The FACE Act prohibits “violent, threatening, damaging, and obstructive conduct intended to injure, intimidate, or interfere with the right to seek, obtain, or provide reproductive health services.”

Durant’s prosecution under the FACE Act is a milestone for the Department of Justice, which has disproportionately targeted pro-life activists under the statute.

Kristen Clarke, assistant attorney general of the DOJ’s Civil Rights Division, said that “defacing facilities that provide reproductive health services will not be tolerated in our society” after Durant’s guilty plea.

In the past five months alone, the DOJ convicted nine pro-life activists under FACE Act charges related to the Oct. 22, 2020, sit-in in which they blocked access to the clinic’s abortion services, according to prosecutors.

During the blockade of the clinic, which was livestreamed on Facebook, some of those who sat inside the clinic can be seen praying the rosary and singing hymns to the Blessed Virgin Mary while refusing to leave.

The most recent of the nine to be convicted is Paulette Harlow of Kingston, Massachusetts, 75, who has severe health issues and could face up to 11 years in prison.

In May, a Catholic-based clinic, JMJ Pregnancy Center in Orlando, Florida, had three mutilated animals left on its property consisting of a chicken, a large bird, and baby lamb.

The director of the clinic told CNA at the time that he thought “there was probably some kind of ritual that was involved.”

In July, a pregnancy center in Las Vegas was attacked with graffiti that said “Fraud,” among other words, according to 8 News Now. The “a” in fraud was drawn in the shape of an anarchist symbol.
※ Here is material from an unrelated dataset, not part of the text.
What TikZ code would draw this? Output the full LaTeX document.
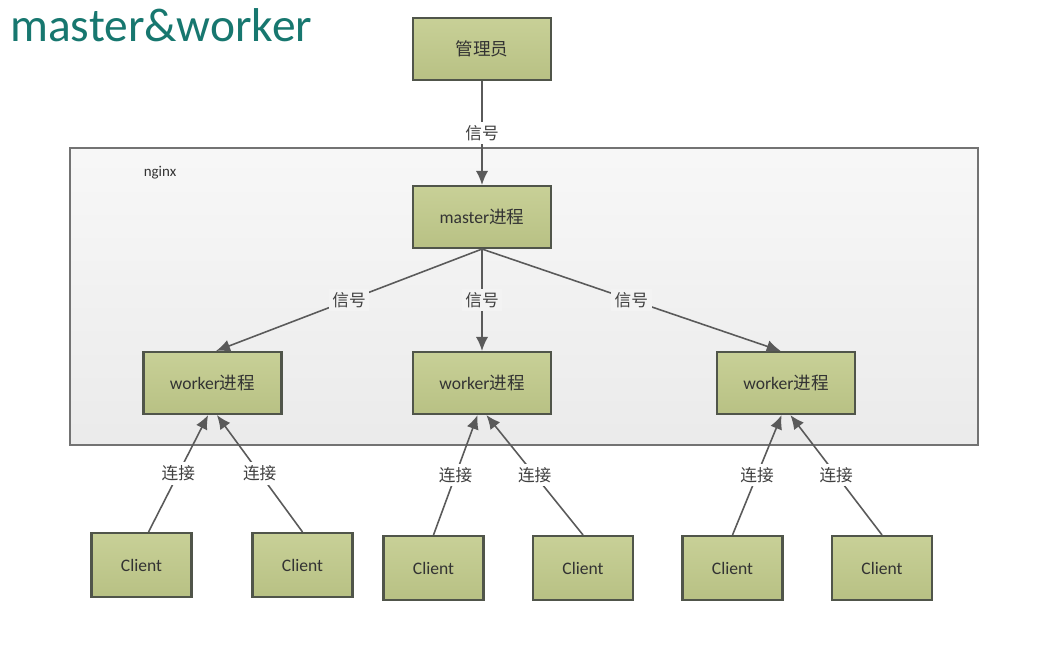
\documentclass[tikz,border=0pt]{standalone}
\usepackage{fontspec}
\setmainfont{Carlito}
\newfontfamily\cjk{Noto Sans CJK SC}
\usetikzlibrary{arrows.meta,shadows}
\definecolor{boxfilltop}{HTML}{C8D097}
\definecolor{boxfillbot}{HTML}{B8C184}
\definecolor{boxline}{HTML}{50554A}
\definecolor{wire}{HTML}{5A5A5A}
\definecolor{titleteal}{HTML}{17776F}
\definecolor{panel}{HTML}{F3F3F3}
\tikzset{
  procbox/.style={draw=boxline, line width=1.2pt, top color=boxfilltop, bottom color=boxfillbot,
    minimum width=2.76cm, minimum height=1.24cm, inner sep=0pt,
    font=\fontsize{10}{12}\selectfont, text=black!80,
    drop shadow={shadow xshift=0.8pt, shadow yshift=-0.8pt, opacity=0.25}},
  clientbox/.style={procbox, minimum width=2.0cm, minimum height=1.28cm},
  wirearrow/.style={draw=wire, line width=0.9pt, -{Latex[length=8pt,width=7pt]}},
  wirelabel/.style={font=\cjk\fontsize{9.5}{11}\selectfont, text=black!75, inner sep=2pt},
}
\begin{document}
\begin{tikzpicture}[x=0.02cm, y=-0.02cm]
  \useasboundingbox[fill=white] (0,0) rectangle (1050,668);

  % heading
  \node[anchor=base west, inner sep=0pt, text=titleteal, font=\fontsize{27}{31}\selectfont] (title) at (10,42) {master\&worker};

  % nginx panel
  \node[draw=black!55, line width=0.8pt, top color=white!97!black, bottom color=white!92!black,
        minimum width=18.16cm, minimum height=5.94cm, inner sep=0pt] (panel) at (524,296.5) {};
  \node[font=\fontsize{8.5}{10}\selectfont, text=black!80] (nginxlbl) at (160,173) {nginx};

  % processes
  \node[procbox] (admin)  at (482,49)  {\cjk 管理员};
  \node[procbox] (master) at (482,217) {master{\cjk 进程}};
  \node[procbox] (w1) at (212.5,383) {worker{\cjk 进程}};
  \node[procbox] (w2) at (482,383)   {worker{\cjk 进程}};
  \node[procbox] (w3) at (786,383)   {worker{\cjk 进程}};

  % clients
  \node[clientbox] (c1) at (141.5,565) {Client};
  \node[clientbox] (c2) at (302.5,565) {Client};
  \node[clientbox] (c3) at (433.5,568) {Client};
  \node[clientbox] (c4) at (583,568)   {Client};
  \node[clientbox] (c5) at (732.5,568) {Client};
  \node[clientbox] (c6) at (882,568)   {Client};

  % signals
  \draw[wirearrow] (admin.south) -- node[wirelabel, fill=white] {信号} (master.north);
  \draw[wirearrow] (master.south) -- node[wirelabel, fill=panel] {信号} ([xshift=2pt]w1.north);
  \draw[wirearrow] (master.south) -- node[wirelabel, fill=panel] {信号} (w2.north);
  \draw[wirearrow] (master.south) -- node[wirelabel, fill=panel] {信号} ([xshift=-3pt]w3.north);

  % client connections
  \draw[wirearrow] ([xshift=4pt]c1.north) -- node[wirelabel, fill=white] {连接} ([xshift=-2.5pt]w1.south);
  \draw[wirearrow] (c2.north) -- node[wirelabel, fill=white] {连接} ([xshift=2.5pt]w1.south);
  \draw[wirearrow] (c3.north) -- node[wirelabel, fill=white] {连接} ([xshift=-2.5pt]w2.south);
  \draw[wirearrow] (c4.north) -- node[wirelabel, fill=white] {连接} ([xshift=2.5pt]w2.south);
  \draw[wirearrow] (c5.north) -- node[wirelabel, fill=white] {连接} ([xshift=-2.5pt]w3.south);
  \draw[wirearrow] (c6.north) -- node[wirelabel, fill=white] {连接} ([xshift=2.5pt]w3.south);
\end{tikzpicture}
\end{document}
In October, there were a series of pro-abortion attacks at Catholic churches in Ohio ahead of the state’s November referendum to enshrine abortion rights into law. That referendum ultimately passed.
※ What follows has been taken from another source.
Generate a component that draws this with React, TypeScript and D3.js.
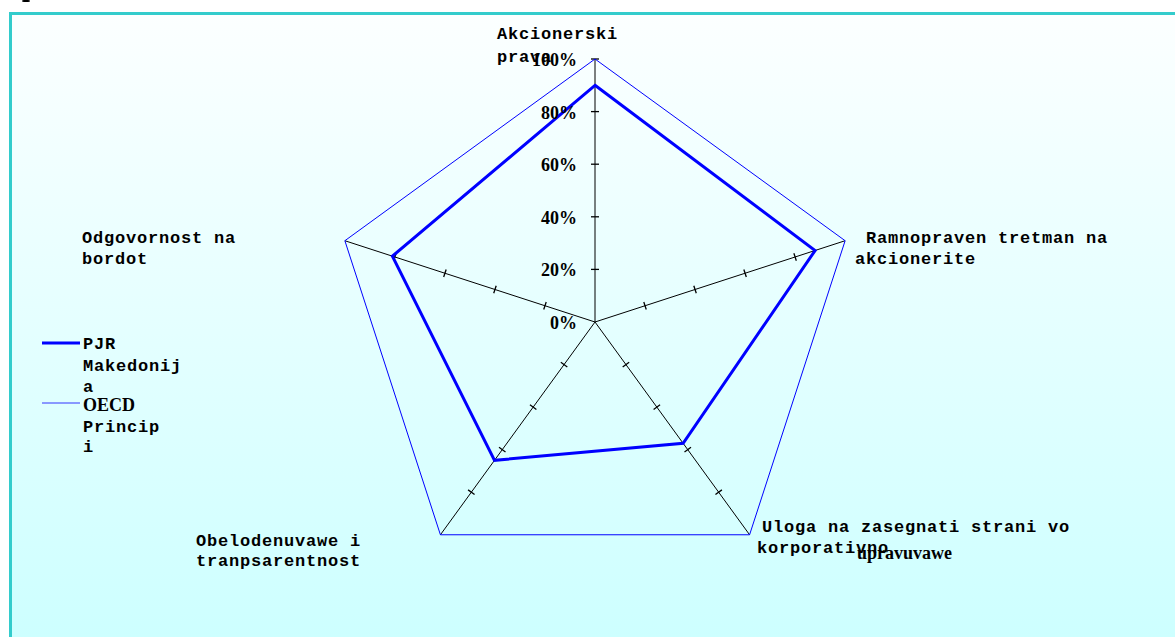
import { useEffect, useRef } from 'react';
import * as d3 from 'd3';

const categories = [
  ['Akcionerski', 'prava'],
  [' Ramnopraven tretman na', 'akcionerite'],
  ['Uloga na zasegnati strani vo', 'korporativno'],
  ['Obelodenuvawe i', 'tranpsarentnost'],
  ['Odgovornost na', 'bordot'],
];
const pjrValues = [0.9, 0.88, 0.57, 0.65, 0.81];
const oecdValues = [1, 1, 1, 1, 1];
const tickValues = [0, 0.2, 0.4, 0.6, 0.8, 1];
const tickLabels = ['0%', '20%', '40%', '60%', '80%', '100%'];

const W = 1175;
const H = 637;
const MONO = '"Liberation Mono", "Courier New", monospace';
const SERIF = '"Liberation Serif", "Times New Roman", serif';

export default function App() {
  const svgRef = useRef<SVGSVGElement>(null);

  useEffect(() => {
    if (!svgRef.current) return;
    const svg = d3.select(svgRef.current);
    svg.selectAll('*').remove();

    const cx = 595;
    const cy = 322;
    const r = d3.scaleLinear().domain([0, 1]).range([0, 263]);
    const n = categories.length;
    const angle = (i: number) => (i * 2 * Math.PI) / n;
    const pt = (i: number, v: number): [number, number] => [
      cx + r(v) * Math.sin(angle(i)),
      cy - r(v) * Math.cos(angle(i)),
    ];

    // background frame
    const defs = svg.append('defs');
    const grad = defs.append('linearGradient')
      .attr('id', 'bg').attr('x1', 0).attr('y1', 0).attr('x2', 0).attr('y2', 1);
    grad.append('stop').attr('offset', '0%').attr('stop-color', '#FCFFFF');
    grad.append('stop').attr('offset', '100%').attr('stop-color', '#CCFFFF');

    svg.append('rect').attr('x', 0).attr('y', 0).attr('width', W).attr('height', H).attr('fill', '#fff');
    svg.append('rect').attr('x', 22).attr('y', 0).attr('width', 8).attr('height', 2).attr('rx', 2).attr('fill', '#000');
    svg.append('rect')
      .attr('x', 10.5).attr('y', 13.5).attr('width', W).attr('height', H)
      .attr('fill', 'url(#bg)').attr('stroke', '#33CCCC').attr('stroke-width', 3);

    const g = svg.append('g');

    // axes
    categories.forEach((_, i) => {
      const [x, y] = pt(i, 1);
      g.append('line').attr('x1', cx).attr('y1', cy).attr('x2', x).attr('y2', y)
        .attr('stroke', '#000').attr('stroke-width', 1);
      const a = angle(i);
      const ticks = i === 0 ? tickValues.slice(1) : tickValues.slice(1, -1);
      ticks.forEach(t => {
        const [tx, ty] = pt(i, t);
        const dx = Math.cos(a) * 4;
        const dy = Math.sin(a) * 4;
        g.append('line')
          .attr('x1', tx - dx).attr('y1', ty - dy).attr('x2', tx + dx).attr('y2', ty + dy)
          .attr('stroke', '#000').attr('stroke-width', 1.3);
      });
    });

    const line = d3.line<[number, number]>().curve(d3.curveLinearClosed);

    g.append('path')
      .attr('d', line(oecdValues.map((v, i) => pt(i, v))))
      .attr('fill', 'none').attr('stroke', '#0000FF').attr('stroke-width', 1);

    g.append('path')
      .attr('d', line(pjrValues.map((v, i) => pt(i, v))))
      .attr('fill', 'none').attr('stroke', '#0000FF').attr('stroke-width', 3)
      .attr('stroke-linejoin', 'miter');

    const monoText = (sel: d3.Selection<any, any, any, any>, x: number, y: number, t: string) =>
      sel.append('text').attr('x', x).attr('y', y)
        .attr('font-family', MONO).attr('font-weight', 'bold').attr('font-size', 17)
        .attr('letter-spacing', 0.8)
        .style('white-space', 'pre')
        .attr('fill', '#000').text(t);

    // category labels
    const labelPos = [
      { x: 497, y: 39, dy: 23 },
      { x: 855, y: 243, dy: 21 },
      { x: 757, y: 532, dy: 21 },
      { x: 196, y: 546, dy: 20 },
      { x: 82, y: 243, dy: 21 },
    ];
    categories.forEach((lines, i) => {
      const p = labelPos[i];
      lines.forEach((txt, j) => {
        monoText(g, p.x + (i === 2 && j === 0 ? 5 : 0), p.y + j * p.dy, txt);
      });
    });
    g.append('text').attr('x', 857).attr('y', 559)
      .attr('font-family', SERIF).attr('font-weight', 'bold').attr('font-size', 18)
      .attr('fill', '#000').text('upravuvawe');

    // tick labels
    tickValues.forEach((t, k) => {
      const [, ty] = pt(0, t);
      g.append('text').attr('x', 577).attr('y', ty + 7)
        .attr('text-anchor', 'end')
        .attr('font-family', SERIF).attr('font-weight', 'bold').attr('font-size', 18)
        .attr('fill', '#000').text(tickLabels[k]);
    });

    // legend
    const lg = g.append('g');
    lg.append('line').attr('x1', 42).attr('x2', 80).attr('y1', 343).attr('y2', 343)
      .attr('stroke', '#0000FF').attr('stroke-width', 3);
    ['PJR', 'Makedonij', 'a'].forEach((t, j) => monoText(lg, 83, 349 + j * 21.5, t));
    lg.append('line').attr('x1', 42).attr('x2', 80).attr('y1', 403).attr('y2', 403)
      .attr('stroke', '#3333FF').attr('stroke-width', 1);
    lg.append('text').attr('x', 83).attr('y', 411)
      .attr('font-family', SERIF).attr('font-weight', 'bold').attr('font-size', 18)
      .attr('fill', '#000').text('OECD');
    ['Princip', 'i'].forEach((t, j) => monoText(lg, 83, 432 + j * 19.5, t));
  }, []);

  return (
    <div style={{ position: 'fixed', left: 0, top: 0 }}>
      <svg ref={svgRef} width={W} height={H} style={{ display: 'block' }} />
    </div>
  );
}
Churches in Centerville, Cincinnati, Clifton, and Oxford had signs targeted that were encouraging Ohioans to vote no on the referendum. 

Incarnation Catholic Church in Centerville was targeted with graffiti in addition to its signs being vandalized. 

CNA has counted more than 60 pro-life pregnancy centers and almost 40 Catholic churches that have been targeted since the overturning of Roe v. Wade. 

In January, the U.S. House of Representatives passed a resolution condemning recent attacks on pro-life facilities, groups, and churches. The resolution also called on the Biden administration to use law enforcement to keep the institutions safe.